Charts and diagrams as code
(begin)
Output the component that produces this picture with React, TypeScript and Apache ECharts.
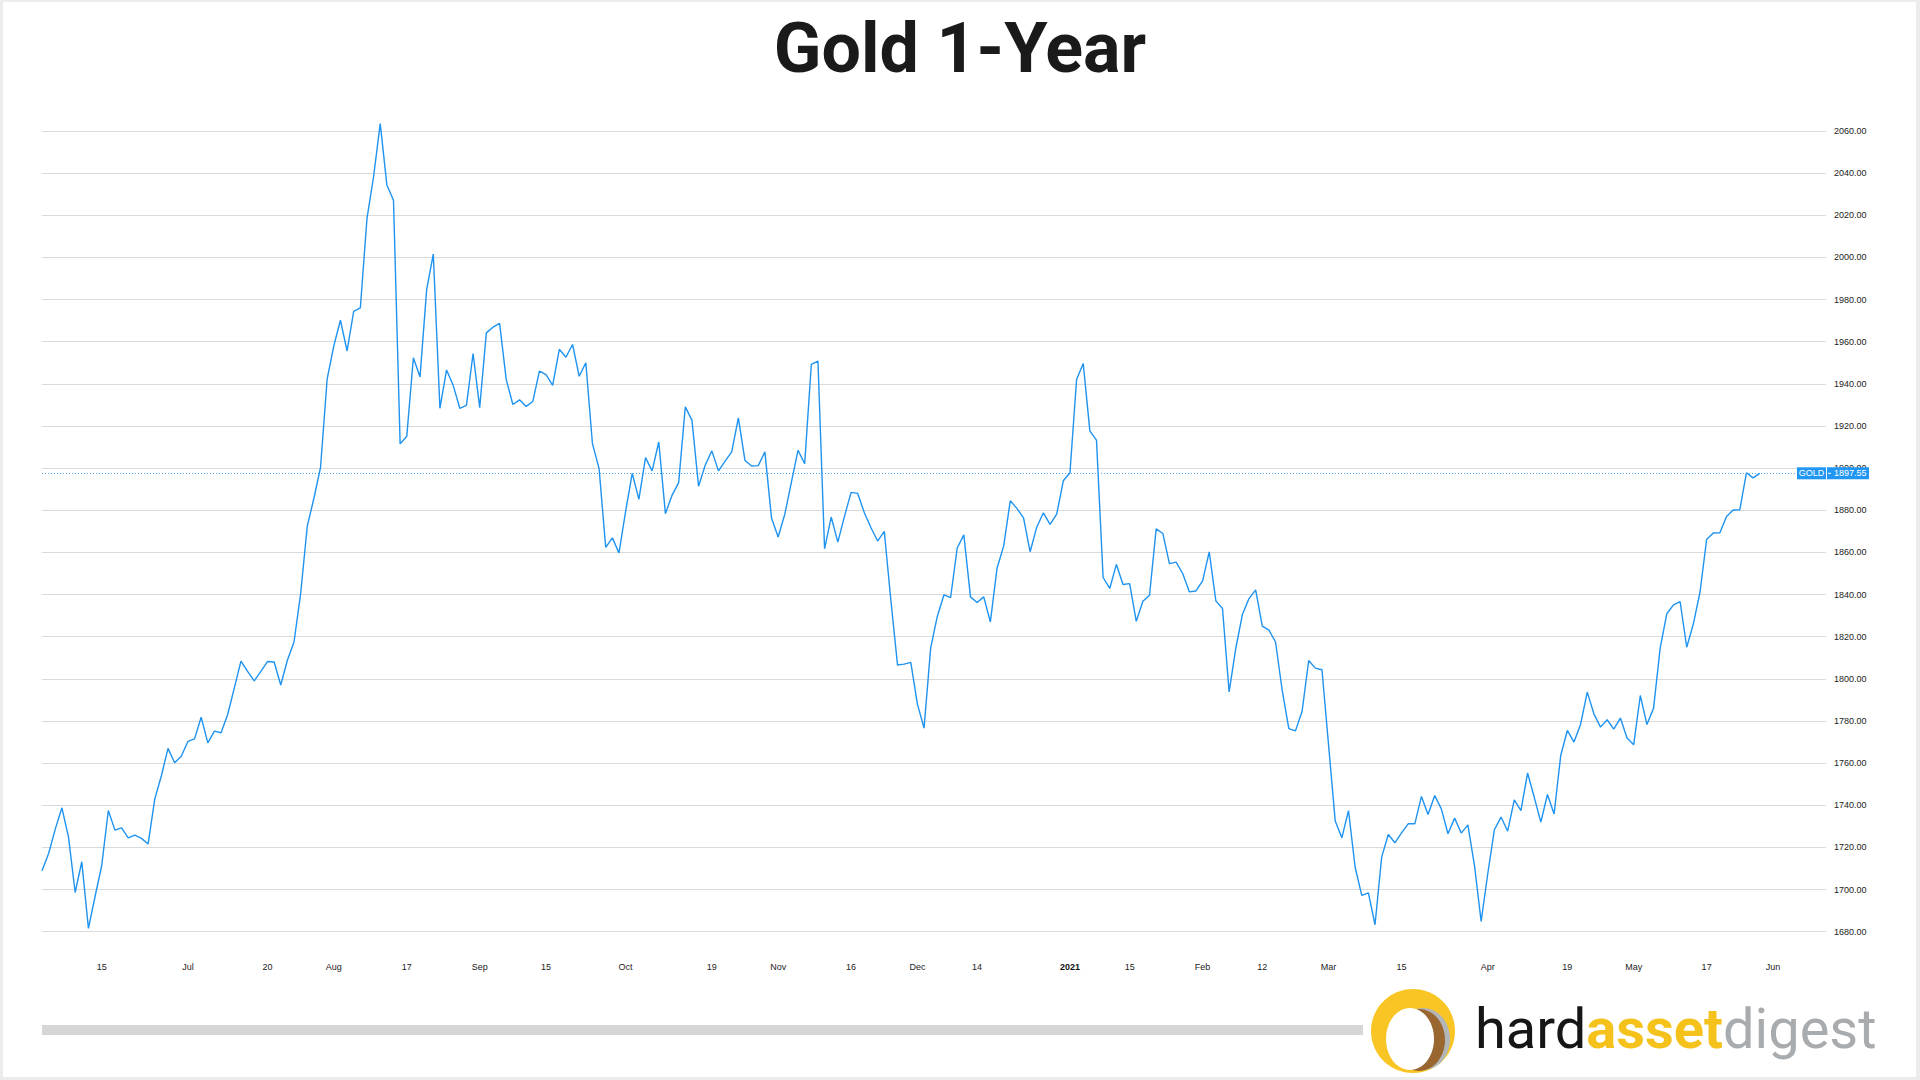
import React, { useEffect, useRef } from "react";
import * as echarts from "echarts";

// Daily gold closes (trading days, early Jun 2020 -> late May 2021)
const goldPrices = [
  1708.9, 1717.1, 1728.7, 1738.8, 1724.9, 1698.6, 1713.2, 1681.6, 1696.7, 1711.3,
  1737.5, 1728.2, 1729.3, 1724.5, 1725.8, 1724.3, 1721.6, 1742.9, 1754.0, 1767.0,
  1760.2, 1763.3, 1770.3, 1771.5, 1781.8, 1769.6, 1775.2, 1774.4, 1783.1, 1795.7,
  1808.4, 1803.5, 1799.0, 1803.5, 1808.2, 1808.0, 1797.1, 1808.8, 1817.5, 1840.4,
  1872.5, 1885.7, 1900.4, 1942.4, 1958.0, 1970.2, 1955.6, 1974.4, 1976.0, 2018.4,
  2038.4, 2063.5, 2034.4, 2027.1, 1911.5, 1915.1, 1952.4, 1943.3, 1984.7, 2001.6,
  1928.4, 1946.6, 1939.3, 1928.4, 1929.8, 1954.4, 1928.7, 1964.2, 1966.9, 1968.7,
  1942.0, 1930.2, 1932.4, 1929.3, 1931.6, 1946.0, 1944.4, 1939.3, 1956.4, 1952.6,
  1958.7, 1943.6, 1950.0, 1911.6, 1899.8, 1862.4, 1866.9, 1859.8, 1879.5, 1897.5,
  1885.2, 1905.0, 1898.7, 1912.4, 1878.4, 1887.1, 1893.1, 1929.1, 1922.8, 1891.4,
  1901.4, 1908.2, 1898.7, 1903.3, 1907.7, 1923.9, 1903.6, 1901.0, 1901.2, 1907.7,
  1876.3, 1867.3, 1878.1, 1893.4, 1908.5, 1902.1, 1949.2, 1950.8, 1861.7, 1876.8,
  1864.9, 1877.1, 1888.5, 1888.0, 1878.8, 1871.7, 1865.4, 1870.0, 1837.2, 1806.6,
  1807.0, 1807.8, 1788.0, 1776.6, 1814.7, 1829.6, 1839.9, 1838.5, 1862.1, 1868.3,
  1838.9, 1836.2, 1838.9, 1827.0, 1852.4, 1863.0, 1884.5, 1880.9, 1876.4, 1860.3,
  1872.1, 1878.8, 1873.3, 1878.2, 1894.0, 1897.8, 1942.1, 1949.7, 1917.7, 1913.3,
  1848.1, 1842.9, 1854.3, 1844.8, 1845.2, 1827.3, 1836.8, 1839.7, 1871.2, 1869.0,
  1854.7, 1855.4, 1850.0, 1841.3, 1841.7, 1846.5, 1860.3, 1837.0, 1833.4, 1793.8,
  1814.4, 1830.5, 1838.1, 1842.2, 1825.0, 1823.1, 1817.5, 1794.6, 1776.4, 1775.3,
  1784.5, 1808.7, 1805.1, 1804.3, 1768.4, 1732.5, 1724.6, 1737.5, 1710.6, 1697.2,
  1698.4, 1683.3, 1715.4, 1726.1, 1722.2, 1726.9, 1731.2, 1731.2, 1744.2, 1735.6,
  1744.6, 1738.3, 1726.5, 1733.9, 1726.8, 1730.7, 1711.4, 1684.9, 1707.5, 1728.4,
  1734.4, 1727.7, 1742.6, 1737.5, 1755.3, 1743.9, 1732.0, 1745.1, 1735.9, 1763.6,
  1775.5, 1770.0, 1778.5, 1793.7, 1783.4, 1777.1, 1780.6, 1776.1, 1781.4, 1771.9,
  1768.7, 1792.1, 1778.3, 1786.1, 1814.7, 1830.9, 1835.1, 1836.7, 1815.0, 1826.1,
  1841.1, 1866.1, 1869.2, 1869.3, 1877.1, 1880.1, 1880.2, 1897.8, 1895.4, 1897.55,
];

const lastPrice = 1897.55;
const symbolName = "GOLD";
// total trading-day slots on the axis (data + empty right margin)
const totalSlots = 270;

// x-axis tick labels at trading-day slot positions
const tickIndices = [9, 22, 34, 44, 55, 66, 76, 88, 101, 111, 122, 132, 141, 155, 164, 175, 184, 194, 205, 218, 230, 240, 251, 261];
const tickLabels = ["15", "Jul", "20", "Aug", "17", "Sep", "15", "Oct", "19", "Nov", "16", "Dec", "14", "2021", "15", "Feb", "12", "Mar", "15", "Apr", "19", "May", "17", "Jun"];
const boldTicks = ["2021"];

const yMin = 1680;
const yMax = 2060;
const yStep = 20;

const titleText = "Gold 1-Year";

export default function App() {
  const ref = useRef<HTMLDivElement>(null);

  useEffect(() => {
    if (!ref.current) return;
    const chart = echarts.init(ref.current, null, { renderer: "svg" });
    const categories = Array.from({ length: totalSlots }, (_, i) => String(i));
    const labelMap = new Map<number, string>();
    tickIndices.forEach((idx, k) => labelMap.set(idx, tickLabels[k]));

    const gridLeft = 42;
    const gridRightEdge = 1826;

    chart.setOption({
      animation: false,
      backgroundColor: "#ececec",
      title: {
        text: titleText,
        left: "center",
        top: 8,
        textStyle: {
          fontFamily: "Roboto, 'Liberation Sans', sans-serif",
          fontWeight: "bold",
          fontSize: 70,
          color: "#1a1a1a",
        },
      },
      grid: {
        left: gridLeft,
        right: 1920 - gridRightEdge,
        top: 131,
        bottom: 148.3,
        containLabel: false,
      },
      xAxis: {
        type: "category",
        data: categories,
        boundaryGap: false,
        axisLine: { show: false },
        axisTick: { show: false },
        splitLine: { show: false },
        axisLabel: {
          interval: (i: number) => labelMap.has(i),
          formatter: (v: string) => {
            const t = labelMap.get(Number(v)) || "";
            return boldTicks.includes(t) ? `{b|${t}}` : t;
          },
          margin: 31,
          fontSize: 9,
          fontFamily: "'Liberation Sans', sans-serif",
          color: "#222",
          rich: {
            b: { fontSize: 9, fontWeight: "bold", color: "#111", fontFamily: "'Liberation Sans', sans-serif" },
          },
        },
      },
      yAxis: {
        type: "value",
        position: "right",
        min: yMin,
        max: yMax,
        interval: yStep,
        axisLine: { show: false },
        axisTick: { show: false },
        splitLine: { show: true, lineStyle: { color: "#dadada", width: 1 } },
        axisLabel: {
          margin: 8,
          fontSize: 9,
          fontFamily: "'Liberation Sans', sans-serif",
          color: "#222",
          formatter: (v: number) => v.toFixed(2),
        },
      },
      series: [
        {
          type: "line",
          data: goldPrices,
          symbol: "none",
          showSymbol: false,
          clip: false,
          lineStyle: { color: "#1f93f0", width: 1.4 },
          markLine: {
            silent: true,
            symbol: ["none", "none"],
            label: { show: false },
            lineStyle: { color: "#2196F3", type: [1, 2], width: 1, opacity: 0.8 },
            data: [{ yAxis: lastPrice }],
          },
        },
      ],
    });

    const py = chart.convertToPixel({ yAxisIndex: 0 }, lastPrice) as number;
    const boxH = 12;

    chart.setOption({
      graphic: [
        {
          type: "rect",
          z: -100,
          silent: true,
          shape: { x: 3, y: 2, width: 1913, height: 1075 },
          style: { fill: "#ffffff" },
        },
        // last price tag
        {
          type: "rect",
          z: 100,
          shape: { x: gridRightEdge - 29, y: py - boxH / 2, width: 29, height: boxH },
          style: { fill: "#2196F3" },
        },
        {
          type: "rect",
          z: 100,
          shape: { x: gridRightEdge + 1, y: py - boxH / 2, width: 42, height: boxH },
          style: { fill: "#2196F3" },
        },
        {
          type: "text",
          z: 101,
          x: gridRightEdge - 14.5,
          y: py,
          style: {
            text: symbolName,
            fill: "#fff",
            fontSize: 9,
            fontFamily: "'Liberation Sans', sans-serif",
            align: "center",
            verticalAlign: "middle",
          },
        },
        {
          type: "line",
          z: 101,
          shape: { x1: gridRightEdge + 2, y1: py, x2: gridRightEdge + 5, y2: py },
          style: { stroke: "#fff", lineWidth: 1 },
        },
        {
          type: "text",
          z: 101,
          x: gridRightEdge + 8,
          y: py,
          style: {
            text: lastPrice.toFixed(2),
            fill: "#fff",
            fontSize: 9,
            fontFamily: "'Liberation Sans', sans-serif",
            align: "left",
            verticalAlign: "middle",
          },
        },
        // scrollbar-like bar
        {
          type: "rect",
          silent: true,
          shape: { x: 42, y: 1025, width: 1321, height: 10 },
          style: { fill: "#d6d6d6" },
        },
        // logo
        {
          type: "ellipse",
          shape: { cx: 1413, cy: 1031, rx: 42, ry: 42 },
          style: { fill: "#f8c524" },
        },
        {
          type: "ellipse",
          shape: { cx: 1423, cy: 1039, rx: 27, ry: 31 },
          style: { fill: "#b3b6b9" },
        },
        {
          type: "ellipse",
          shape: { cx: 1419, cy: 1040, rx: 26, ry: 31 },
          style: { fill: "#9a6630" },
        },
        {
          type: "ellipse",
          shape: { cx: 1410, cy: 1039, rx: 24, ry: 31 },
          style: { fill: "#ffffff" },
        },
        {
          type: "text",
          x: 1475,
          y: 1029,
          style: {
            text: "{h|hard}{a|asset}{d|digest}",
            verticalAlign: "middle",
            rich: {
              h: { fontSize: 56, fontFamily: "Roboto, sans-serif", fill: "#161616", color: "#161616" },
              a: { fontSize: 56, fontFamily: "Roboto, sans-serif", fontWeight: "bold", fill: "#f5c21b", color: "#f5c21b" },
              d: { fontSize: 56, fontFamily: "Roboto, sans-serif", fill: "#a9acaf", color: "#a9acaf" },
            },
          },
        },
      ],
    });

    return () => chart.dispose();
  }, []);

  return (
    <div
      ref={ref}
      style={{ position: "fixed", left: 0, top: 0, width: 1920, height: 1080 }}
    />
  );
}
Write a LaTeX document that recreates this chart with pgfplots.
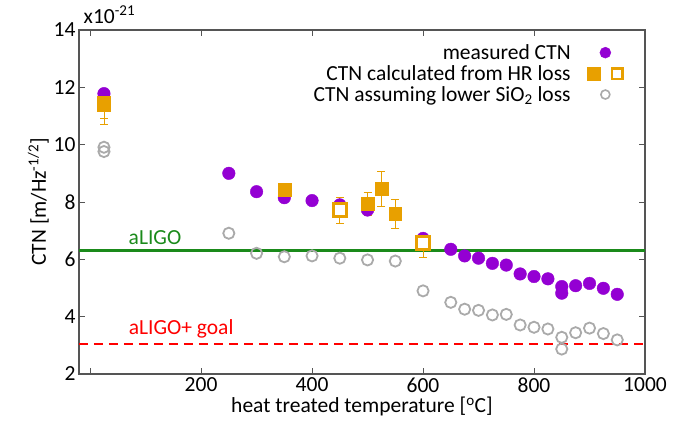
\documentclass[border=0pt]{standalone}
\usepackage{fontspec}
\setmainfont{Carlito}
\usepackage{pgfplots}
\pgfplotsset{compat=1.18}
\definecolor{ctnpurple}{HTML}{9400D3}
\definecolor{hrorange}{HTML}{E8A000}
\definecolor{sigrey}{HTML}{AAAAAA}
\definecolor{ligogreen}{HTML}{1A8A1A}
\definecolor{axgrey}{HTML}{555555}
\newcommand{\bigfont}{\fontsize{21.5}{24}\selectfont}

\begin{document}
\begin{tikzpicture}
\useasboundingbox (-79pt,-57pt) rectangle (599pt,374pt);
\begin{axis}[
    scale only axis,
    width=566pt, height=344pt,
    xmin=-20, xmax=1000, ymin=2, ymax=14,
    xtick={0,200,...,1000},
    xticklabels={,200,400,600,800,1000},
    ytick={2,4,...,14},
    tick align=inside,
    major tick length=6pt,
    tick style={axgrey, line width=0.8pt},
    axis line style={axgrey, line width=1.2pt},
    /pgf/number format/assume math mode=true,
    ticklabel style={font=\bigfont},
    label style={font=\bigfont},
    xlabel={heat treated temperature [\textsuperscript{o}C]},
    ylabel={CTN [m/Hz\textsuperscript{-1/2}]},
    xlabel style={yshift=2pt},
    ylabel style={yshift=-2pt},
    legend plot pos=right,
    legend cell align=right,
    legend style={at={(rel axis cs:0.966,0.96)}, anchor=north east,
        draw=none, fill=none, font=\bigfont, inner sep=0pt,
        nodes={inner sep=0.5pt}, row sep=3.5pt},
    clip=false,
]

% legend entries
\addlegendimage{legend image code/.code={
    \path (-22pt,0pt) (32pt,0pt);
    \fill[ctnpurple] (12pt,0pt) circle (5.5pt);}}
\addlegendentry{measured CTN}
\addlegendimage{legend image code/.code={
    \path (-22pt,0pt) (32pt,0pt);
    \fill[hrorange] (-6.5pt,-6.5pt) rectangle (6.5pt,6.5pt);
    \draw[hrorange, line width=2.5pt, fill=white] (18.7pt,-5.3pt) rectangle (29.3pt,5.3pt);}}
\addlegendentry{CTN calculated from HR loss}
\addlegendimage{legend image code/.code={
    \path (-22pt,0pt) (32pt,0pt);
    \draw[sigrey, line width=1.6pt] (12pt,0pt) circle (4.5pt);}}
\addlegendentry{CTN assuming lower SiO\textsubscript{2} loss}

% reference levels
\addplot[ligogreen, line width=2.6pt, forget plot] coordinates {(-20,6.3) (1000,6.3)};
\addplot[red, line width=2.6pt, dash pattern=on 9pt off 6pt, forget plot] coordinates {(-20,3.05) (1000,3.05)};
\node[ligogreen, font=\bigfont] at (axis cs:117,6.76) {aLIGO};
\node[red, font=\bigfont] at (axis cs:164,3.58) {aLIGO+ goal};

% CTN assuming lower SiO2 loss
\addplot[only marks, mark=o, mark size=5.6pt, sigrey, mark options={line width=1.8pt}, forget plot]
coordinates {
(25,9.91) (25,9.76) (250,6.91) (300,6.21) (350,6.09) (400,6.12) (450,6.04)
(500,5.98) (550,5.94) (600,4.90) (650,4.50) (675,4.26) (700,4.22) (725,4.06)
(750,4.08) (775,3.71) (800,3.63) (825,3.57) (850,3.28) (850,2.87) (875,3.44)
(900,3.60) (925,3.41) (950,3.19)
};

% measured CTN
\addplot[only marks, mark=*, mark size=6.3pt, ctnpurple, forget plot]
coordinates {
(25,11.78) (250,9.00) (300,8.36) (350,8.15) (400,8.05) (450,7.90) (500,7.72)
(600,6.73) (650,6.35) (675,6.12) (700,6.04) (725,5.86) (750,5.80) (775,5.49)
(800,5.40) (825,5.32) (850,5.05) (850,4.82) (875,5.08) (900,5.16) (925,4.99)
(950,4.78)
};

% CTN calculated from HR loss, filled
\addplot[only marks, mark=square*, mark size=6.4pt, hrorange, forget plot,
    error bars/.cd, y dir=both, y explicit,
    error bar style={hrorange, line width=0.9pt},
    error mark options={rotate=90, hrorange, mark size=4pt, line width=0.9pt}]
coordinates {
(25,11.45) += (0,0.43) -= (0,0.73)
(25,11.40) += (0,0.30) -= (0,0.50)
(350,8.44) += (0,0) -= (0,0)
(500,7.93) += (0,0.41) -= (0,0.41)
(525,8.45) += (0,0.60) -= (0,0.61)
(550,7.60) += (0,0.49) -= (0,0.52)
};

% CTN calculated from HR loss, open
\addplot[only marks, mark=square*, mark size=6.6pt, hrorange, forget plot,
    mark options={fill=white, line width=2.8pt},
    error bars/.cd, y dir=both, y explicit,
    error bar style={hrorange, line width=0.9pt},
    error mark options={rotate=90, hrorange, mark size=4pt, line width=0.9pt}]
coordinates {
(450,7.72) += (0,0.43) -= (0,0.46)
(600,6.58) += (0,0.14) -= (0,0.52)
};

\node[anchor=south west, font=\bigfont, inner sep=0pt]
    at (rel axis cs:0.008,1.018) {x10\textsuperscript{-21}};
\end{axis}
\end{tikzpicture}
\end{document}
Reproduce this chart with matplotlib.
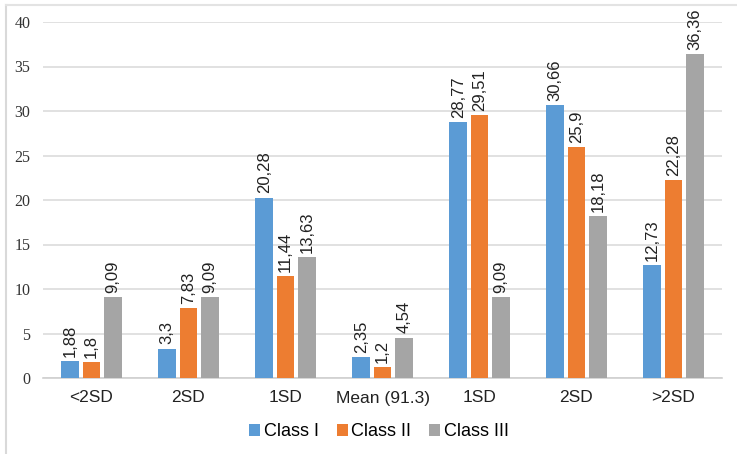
(end)
Emit the lines of the material exactly, from its first line to the line containing "import * as", inclusive; leave every picture out.

Output the component that produces this picture with React, TypeScript and Apache ECharts.
import React, { useEffect, useRef } from "react";
import * as echarts from "echarts";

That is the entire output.